At the Pierre Trudeu Elliot Aiport on a Sunday morning, things are fairly calm, at least when you’re leaving Canada and going back to the United States. The customs line has 15 or so people in it, which is a lot less than, say, Toronto. It takes little time at all to make the 10-foot journey that logistically separates the province and country of Quebec and Canada from the United States, but that’s enough time for me to strike up a small conversation with Dan Miller.

Miller suffered a first-round loss to Jordan Mein, a blitzkreiging young welterweight prospect with far more fights on his resume than years in his life.
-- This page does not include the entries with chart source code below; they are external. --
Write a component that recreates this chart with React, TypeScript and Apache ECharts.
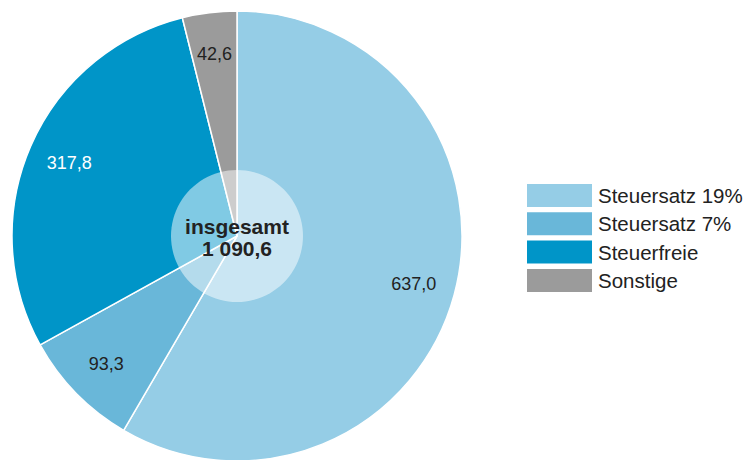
import React, { useEffect, useRef } from "react";
import * as echarts from "echarts";

const categories = ["Steuersatz 19%", "Steuersatz 7%", "Steuerfreie", "Sonstige"];
const values = [637.0, 93.3, 317.8, 42.6];
const colors = ["#95cde6", "#69b7d9", "#0095c8", "#9b9b9b"];
const labelColors = ["#222222", "#222222", "#ffffff", "#222222"];
const totalLabel = ["insgesamt", "1 090,6"];

const fmt = (v: number) => v.toFixed(1).replace(".", ",");

export default function App() {
  const ref = useRef<HTMLDivElement>(null);
  useEffect(() => {
    document.body.style.margin = "0";
    const chart = echarts.init(ref.current!, null, { renderer: "svg" });
    const cx = 237;
    const cy = 236;
    const R = 225;
    chart.setOption({
      animation: false,
      legend: {
        orient: "vertical",
        left: 525,
        top: 182,
        padding: 0,
        itemWidth: 67,
        itemHeight: 25,
        itemGap: 1.3,
        itemTextGap: 13,
        icon: "rect",
        selectedMode: false,
        data: categories,
        textStyle: {
          fontSize: 20.5,
          color: "#222",
          fontFamily: "Liberation Sans",
          lineHeight: 25,
        },
      },
      series: [
        {
          type: "pie",
          center: [cx, cy],
          radius: [0, R],
          startAngle: 90,
          clockwise: true,
          silent: true,
          label: { show: false },
          labelLine: { show: false },
          itemStyle: { borderColor: "#fff", borderWidth: 1.5 },
          data: categories.map((c, i) => ({
            name: c,
            value: values[i],
            itemStyle: { color: colors[i] },
          })),
          z: 1,
        },
        {
          type: "pie",
          center: [cx, cy],
          radius: [0, 66],
          silent: true,
          label: { show: false },
          labelLine: { show: false },
          itemStyle: { color: "rgba(255,255,255,0.5)" },
          data: [{ name: "_inner", value: 1 }],
          z: 2,
        },
        {
          type: "pie",
          center: [cx, cy],
          radius: [135, R],
          startAngle: 90,
          clockwise: true,
          silent: true,
          labelLine: { show: false },
          itemStyle: { color: "transparent", borderWidth: 0 },
          label: {
            show: true,
            position: "inside",
            fontSize: 18,
            fontFamily: "Liberation Sans",
            formatter: (p: any) => fmt(p.value),
          },
          data: categories.map((c, i) => ({
            name: c,
            value: values[i],
            itemStyle: { color: "transparent" },
            label: { color: labelColors[i] },
          })),
          z: 3,
        },
      ],
      graphic: [
        {
          type: "text",
          x: cx,
          y: cy + 1,
          z: 10,
          style: {
            text: totalLabel.join("\n"),
            align: "center",
            verticalAlign: "middle",
            fontSize: 21,
            lineHeight: 22,
            fontWeight: "bold",
            fontFamily: "Liberation Sans",
            fill: "#222",
          },
        },
      ],
    });
    return () => chart.dispose();
  }, []);
  return <div ref={ref} style={{ width: 755, height: 460 }} />;
}
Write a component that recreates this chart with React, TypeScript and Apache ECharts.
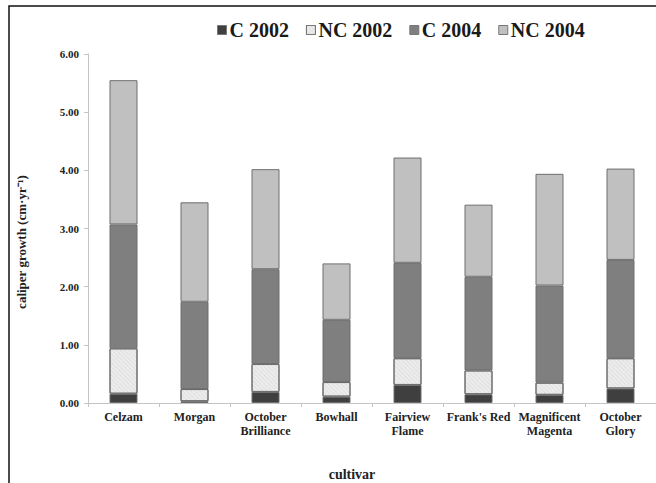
import React, { useEffect, useRef } from "react";
import * as echarts from "echarts";

const categories = [
  "Celzam",
  "Morgan",
  "October\nBrilliance",
  "Bowhall",
  "Fairview\nFlame",
  "Frank's Red",
  "Magnificent\nMagenta",
  "October\nGlory",
];
const c2002 = [0.16, 0.03, 0.19, 0.11, 0.31, 0.15, 0.14, 0.25];
const nc2002 = [0.78, 0.21, 0.48, 0.25, 0.46, 0.41, 0.21, 0.52];
const c2004 = [2.13, 1.5, 1.63, 1.07, 1.64, 1.61, 1.67, 1.69];
const nc2004 = [2.48, 1.71, 1.72, 0.97, 1.81, 1.24, 1.92, 1.57];
const seriesNames = ["C 2002", "NC 2002", "C 2004", "NC 2004"];

const FONT = "'Liberation Serif', 'Times New Roman', serif";

export default function App() {
  const ref = useRef<HTMLDivElement>(null);
  useEffect(() => {
    document.body.style.margin = "0";
    const chart = echarts.init(ref.current!, null, { renderer: "svg" });
    const colors = ["#3f3f3f", "#ececec", "#7f7f7f", "#c0c0c0"];
    const datas = [c2002, nc2002, c2004, nc2004];
    chart.setOption({
      animation: false,
      backgroundColor: "#ffffff",
      textStyle: { fontFamily: FONT },
      legend: {
        top: 15,
        left: 212,
        itemWidth: 9,
        itemHeight: 9,
        itemGap: 17,
        icon: "rect",
        textStyle: {
          fontFamily: FONT,
          fontWeight: "bold",
          fontSize: 20,
          color: "#1a1a1a",
          padding: [0, 0, 0, -2],
        },
        data: seriesNames.map((n, i) => ({
          name: n,
          itemStyle: { color: colors[i], borderColor: "#777", borderWidth: 1 },
        })),
      },
      grid: { left: 88, top: 54, bottom: 80, width: 569, containLabel: false },
      xAxis: {
        type: "category",
        data: categories,
        axisLine: { lineStyle: { color: "#c4c4c4", width: 1 } },
        axisTick: { show: true, length: 4, lineStyle: { color: "#c4c4c4" } },
        axisLabel: {
          fontFamily: FONT,
          fontWeight: "bold",
          fontSize: 12,
          color: "#222",
          margin: 7,
          lineHeight: 14,
          interval: 0,
        },
      },
      yAxis: {
        type: "value",
        min: 0,
        max: 6,
        interval: 1,
        splitLine: { show: false },
        axisLine: { show: true, lineStyle: { color: "#c4c4c4", width: 1 } },
        axisTick: { show: true, length: 4, lineStyle: { color: "#c4c4c4" } },
        axisLabel: {
          fontFamily: FONT,
          fontWeight: "bold",
          fontSize: 11,
          color: "#222",
          margin: 9,
          formatter: (v: number) => v.toFixed(2),
        },
      },
      series: datas.map((d, i) => ({
        name: seriesNames[i],
        type: "bar",
        stack: "total",
        barWidth: 28,
        data: d,
        itemStyle: {
          color: colors[i],
          borderColor: "#6e6e6e",
          borderWidth: 1,
          decal:
            i === 1
              ? {
                  symbol: "rect",
                  symbolSize: 1,
                  color: "rgba(0,0,0,0.1)",
                  dashArrayX: [1, 1],
                  dashArrayY: [1, 2],
                  rotation: Math.PI / 4,
                }
              : "none",
        },
      })),
      graphic: [
        {
          type: "rect",
          shape: { x: 9, y: 6, width: 700, height: 520 },
          style: { fill: "none", stroke: "#111", lineWidth: 1.5 },
          silent: true,
        },
        {
          type: "text",
          x: 21,
          y: 242,
          rotation: Math.PI / 2,
          style: {
            text: "caliper growth (cm·yr⁻¹)",
            fontFamily: FONT,
            fontWeight: "bold",
            fontSize: 13,
            fill: "#222",
            align: "center",
            verticalAlign: "middle",
          },
        },
        {
          type: "text",
          x: 352,
          y: 474,
          style: {
            text: "cultivar",
            fontFamily: FONT,
            fontWeight: "bold",
            fontSize: 14,
            fill: "#222",
            align: "center",
            verticalAlign: "middle",
          },
        },
      ],
    });
    return () => chart.dispose();
  }, []);
  return (
    <div
      ref={ref}
      style={{ position: "fixed", left: 0, top: 0, width: 656, height: 483 }}
    />
  );
}
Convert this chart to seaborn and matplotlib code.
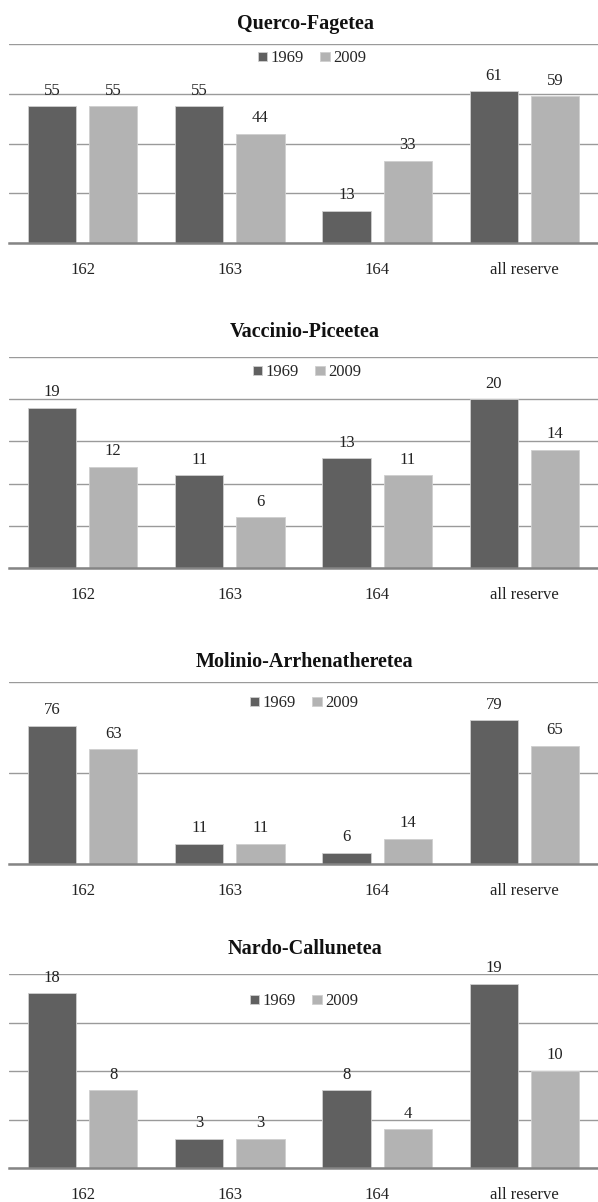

Mein is what UFC insiders call “the future,” a deft blend of all-around mixed martial arts skills and athleticism that could take him quite far in the division.

But you don’t see much of that on Miller’s bruised and puffy face as he stands in line with others who did not get punched in the face last night and prepares to make his way back home.

I ask him how he’s feeling today.

“Not too bad, considering,” he says with something that looks like a smile, but I can’t be sure if it’s not really a wince. 

Considering all he went through last night—and more importantly, considering what the last three years or so have looked like for Miller, with his youngest child ill and the entire Miller family going through terrible times. Well, I suppose that losing a fight to an opponent who is clearly a very good and young fighter can’t be all that bad, considering.